In Salamanca, home to Spain’s oldest university (established around 1218), the highlight is the school’s grand entrance facade. The intricate stonework is a great example of Spain’s Plateresque style, represented by delicate, detail-packed, filigree-like carvings.

The facade has three sections. The bottom celebrates the “Catholic Monarchs,” Ferdinand and Isabel, who granted money for the building. The immodest middle section celebrates their grandson, Charles V, who commissioned this facade and decorated it with the complex coat of arms of the mighty Habsburg Empire. The top shows the pope flanked by Hercules and Venus — a statement of intellectual independence from medieval Church control. Buried amidst the ornamentation is a tiny frog on a skull that students look to for good luck.

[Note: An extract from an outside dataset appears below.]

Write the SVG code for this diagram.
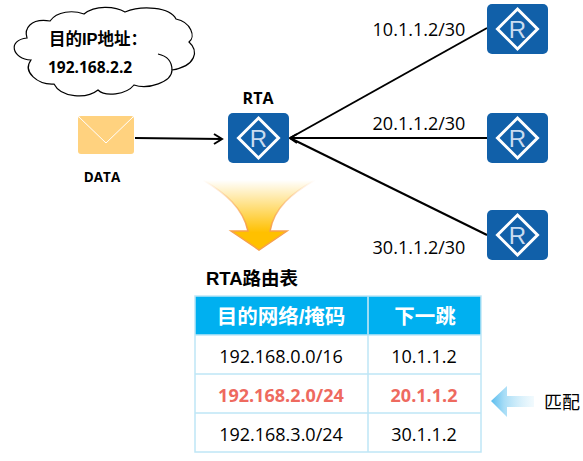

Founded around the same time as University of Salamanca, Italy’s University of Padua is one of the first, greatest and most progressive schools in Europe. Independent of Catholic constraints, this haven for free thought ushered in intellectuals from all over the continent, including Copernicus, who studied here, and Galileo, who taught here.

Students lead tours of the university, highlighted by a peek at Europe’s first great Anatomy Theater (from 1595). Because of the Church’s strict ban on autopsies, the university operated on a “don’t ask, don’t tell” basis. Despite that, more than 300 students would pack this theater to watch professors dissect human cadavers — mostly bodies of criminals from another town.

From ancient autopsy rooms to glimmering Gothic chapels, medieval manuscripts to dark Baroque libraries, Europe’s universities can provide an intimate setting to experience some of history’s most impressive artifacts.